Jaypee Infratech insolvency: To protect home buyers, SC must come up with a Vishaka-type initiative

The Supreme Court (SC) on Monday (4 September 2017) stayed the National Company Law Tribunal's (NCLT) insolvency proceedings against developer Jaypee Infratech. The decision came as a relief to over 30,000 home buyers as indeed to millions of others awaiting their booked flats across the country, whose position became tenuous after the 9 August 2017 NCLT order that kick started the proceedings. (IDBI Bank, the lender to the company, has moved the Supreme Court on Tuesday seeking a modification of the stay order.)



Home buyers are a distinct class of creditors. In Jaypee's case, the Noida buyers had paid 90 percent of the price when the company was referred to NCLT under the Insolvency and Bankruptcy Code 2015 (IBC). The buyers apprehended rightly that NCLT would perforce have to give a short shrift to their claims even though in all fairness to it, a relief was given to them in the form of ability to file their claims before the insolvency professional. The apprehension was not borne of the fear of prejudice on the part of NCLT but out of the skew in the law in favor of secured creditors -- the claims filed would not be worth the paper was written on because the liquidator would follow the letter of law.

A pat solution some of the market enthusiasts are offering for such situations is a built in mechanism to increase the floor-area ratio so that the beleaguered builder can build more number of flats. Suppose 100 flats were contemplated and approved by the authorities including municipality. On going bust, the project should be allowed to build say 150 flats is the pat solution. The extra money obtained from the Johnny-come-latelies would enable the completion of the project, gush the enthusiasts. Really? Wouldn’t that amount to throwing good money after bad? Would new-comers touch such projects with even a barge pole? Wouldn’t the additional money thus brought in be soaked up by the claims of secured creditors and workmen who have a pari passu claim on security obtaining for secured creditors?

The Supreme Court will be taking up the case for hearing in October 2017. It has a task cut out. It has to be a Vishaka-type initiative -- the one that breaks new ground and challenges shibboleths. The Vishaka guidelines coupled with the gruesome gang-rape followed by the murder of Nirbhaya resulted in Parliament making drastic changes to the IPC on the beastly crime of rape. One hopes something similar happens on the home buying front.

But then it won’t be easy. The SC will have to do some deft tightrope walking because while Vishaka guidelines were about sexual harassment at workplaces the revulsion against which is universal. Home buyers while vying for repayment have to vie for sympathy as well. It is not only the home buyers who are left in the lurch when the builder goes bust. Others equally hit are the small suppliers of bricks and cement and other construction materials.

Elevating home buyers to the ranks of workmen so that they compete for the preferential creditors space and cut into the otherwise cocooned security of the secured creditors is a compelling if hasty and ill-thought out solution. If everyone tries to clamber into the preferred creditors block, secured creditors’ security would get increasingly truncated and belittled. With the result and in the end everyone would become equal alright but secured creditors would be bearing the brunt of the sacrifice on rather nebulous and socialistic considerations.

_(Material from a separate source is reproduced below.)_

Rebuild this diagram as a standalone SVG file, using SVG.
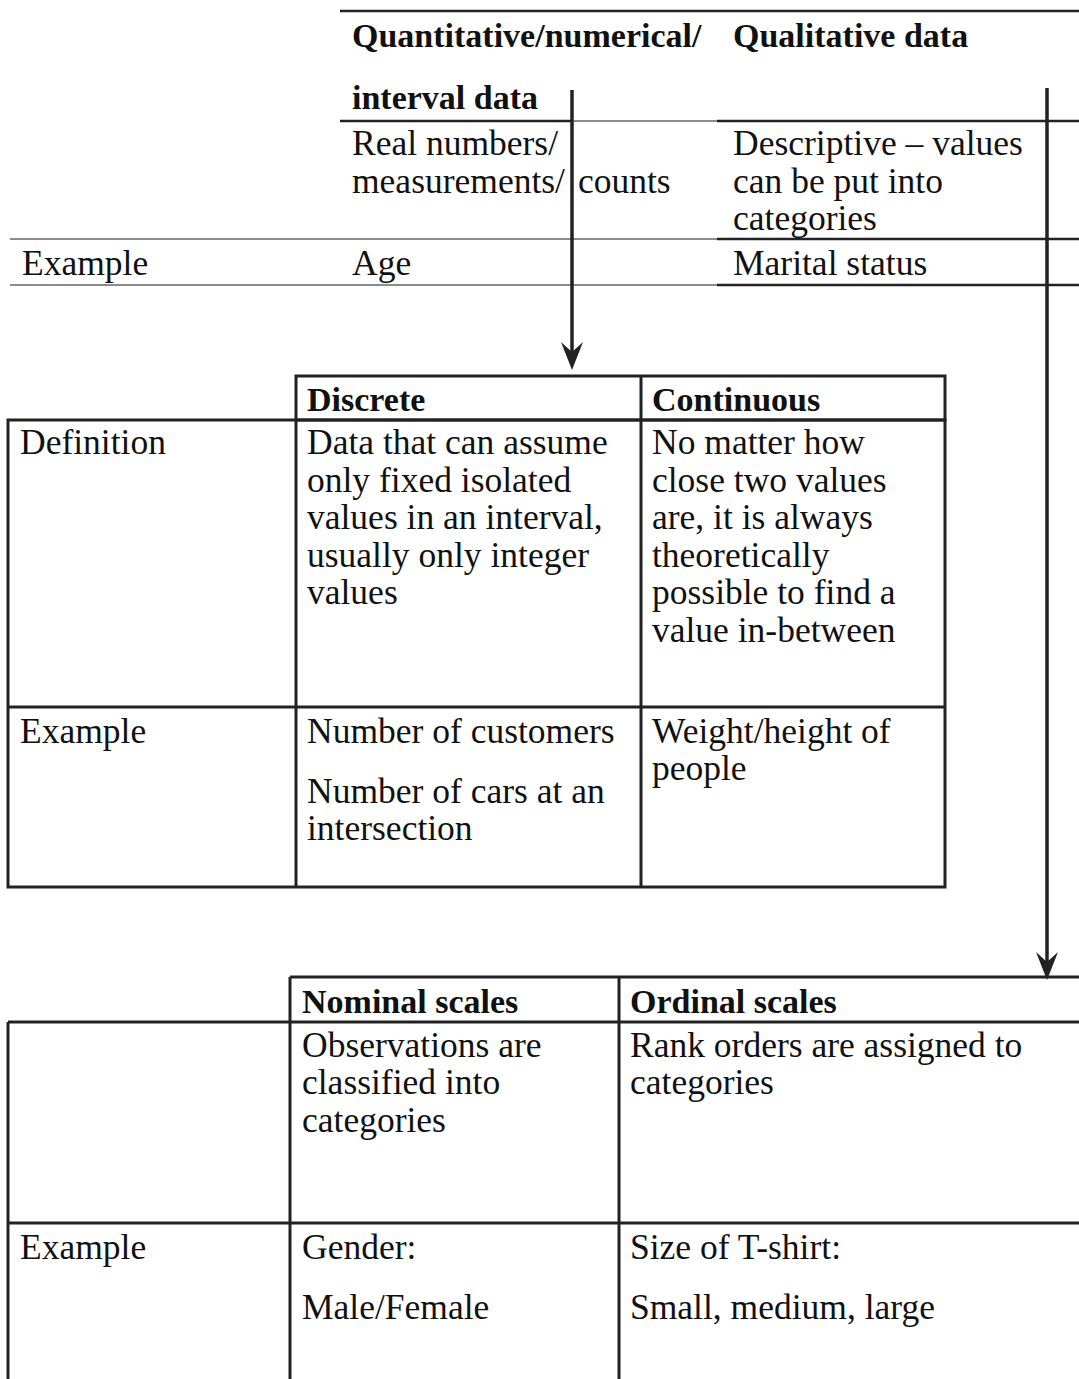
<svg xmlns="http://www.w3.org/2000/svg" width="1079" height="1379" viewBox="0 0 1079 1379">
<style>
text{font-family:"Liberation Serif","Times New Roman",serif;font-size:35.5px;fill:#111}
.b{font-weight:bold;font-size:34px}
.thick{stroke:#222;stroke-width:2.5;fill:none}
.thin{stroke:#666;stroke-width:1.5;fill:none}
.cell{stroke:#222;stroke-width:3;fill:none}
.arrow{stroke:#222;stroke-width:3.5;fill:none;marker-end:url(#ah)}
</style>
<defs>
<marker id="ah" markerUnits="userSpaceOnUse" viewBox="-14 -12 30 24" markerWidth="30" markerHeight="24" refX="0" refY="0" orient="auto">
<path d="M15,0 L-13,-11 L-3,0 L-13,11 Z" fill="#222"/>
</marker>
</defs>
<rect width="1079" height="1379" fill="#fff"/>

<g id="table-data-types">
<line class="thick" x1="340" y1="11" x2="1079" y2="11"/>
<line class="thick" x1="340" y1="121" x2="572" y2="121"/>
<line class="thin" x1="572" y1="121" x2="717" y2="121"/>
<line class="thick" x1="717" y1="121" x2="1079" y2="121"/>
<line class="thin" x1="10" y1="239" x2="717" y2="239"/>
<line class="thick" x1="717" y1="239" x2="1079" y2="239"/>
<line class="thin" x1="10" y1="285" x2="717" y2="285"/>
<line class="thick" x1="717" y1="285" x2="1079" y2="285"/>
<text class="b" x="352" y="47">Quantitative/numerical/</text>
<text class="b" x="352" y="109">interval data</text>
<text class="b" x="733" y="47">Qualitative data</text>
<text x="352" y="155">Real numbers/</text>
<text x="352" y="192.5">measurements/<tspan x="578">counts</tspan></text>
<text x="733" y="155">Descriptive – values</text>
<text x="733" y="192.5">can be put into</text>
<text x="733" y="230">categories</text>
<text x="22" y="275">Example</text>
<text x="352" y="275">Age</text>
<text x="733" y="275">Marital status</text>
</g>

<g id="table-quantitative">
<rect class="cell" x="296" y="376" width="649" height="44"/>
<rect class="cell" x="8" y="420" width="937" height="467"/>
<line class="cell" x1="296" y1="420" x2="296" y2="887"/>
<line class="cell" x1="641" y1="376" x2="641" y2="887"/>
<line class="cell" x1="8" y1="707" x2="945" y2="707"/>
<text class="b" x="307" y="411">Discrete</text>
<text class="b" x="652" y="411">Continuous</text>
<text x="20" y="454">Definition</text>
<text x="307" y="454">Data that can assume</text>
<text x="307" y="492">only fixed isolated</text>
<text x="307" y="529">values in an interval,</text>
<text x="307" y="567">usually only integer</text>
<text x="307" y="604">values</text>
<text x="652" y="454">No matter how</text>
<text x="652" y="492">close two values</text>
<text x="652" y="529">are, it is always</text>
<text x="652" y="567">theoretically</text>
<text x="652" y="604">possible to find a</text>
<text x="652" y="642">value in-between</text>
<text x="20" y="743">Example</text>
<text x="307" y="743">Number of customers</text>
<text x="307" y="803">Number of cars at an</text>
<text x="307" y="840">intersection</text>
<text x="652" y="743">Weight/height of</text>
<text x="652" y="780">people</text>
</g>

<g id="table-qualitative">
<line class="cell" x1="290" y1="977" x2="1079" y2="977"/>
<line class="cell" x1="8" y1="1022" x2="1079" y2="1022"/>
<line class="cell" x1="8" y1="1223" x2="1079" y2="1223"/>
<line class="cell" x1="8" y1="1022" x2="8" y2="1379"/>
<line class="cell" x1="290" y1="977" x2="290" y2="1379"/>
<line class="cell" x1="619" y1="977" x2="619" y2="1379"/>
<text class="b" x="302" y="1013">Nominal scales</text>
<text class="b" x="630" y="1013">Ordinal scales</text>
<text x="302" y="1057">Observations are</text>
<text x="302" y="1094">classified into</text>
<text x="302" y="1132">categories</text>
<text x="630" y="1057">Rank orders are assigned to</text>
<text x="630" y="1094">categories</text>
<text x="20" y="1259">Example</text>
<text x="302" y="1259">Gender:</text>
<text x="302" y="1319">Male/Female</text>
<text x="630" y="1259">Size of T-shirt:</text>
<text x="630" y="1319">Small, medium, large</text>
</g>

<g id="connectors">
<line class="arrow" x1="572" y1="90" x2="572" y2="355"/>
<line class="arrow" x1="1047" y1="88" x2="1047" y2="965"/>
</g>
</svg>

In the event, the Apex Court may consider the following solutions:

1) Bank guarantee for home buyers to be provided by the builder.

2) SPV or standalone companies being floated for each project as the existing Escrow account mechanism -- under which a builder has to deposit 50 percent of the project amount in a separate bank account thus preventing diversion to that extent -- is not a solution when things go over the top because on liquidation, funds of the company seamlessly mix as a homogenous lot thus rendering the ESCROW mechanism useless.

3) Making home loan companies have more skin in the game. As it is, home loan companies merely go by the repaying capacity of the individual borrowers coupled with the valuation of the mortgaged property. They must be made to bear a part of the loss that befalls on the hapless individual borrower. This would bring due diligence into their appraisal of the home loan application and discipline the builder as well.

In the end, Parliament would have to bestir and make a law fashioned on SC guidelines.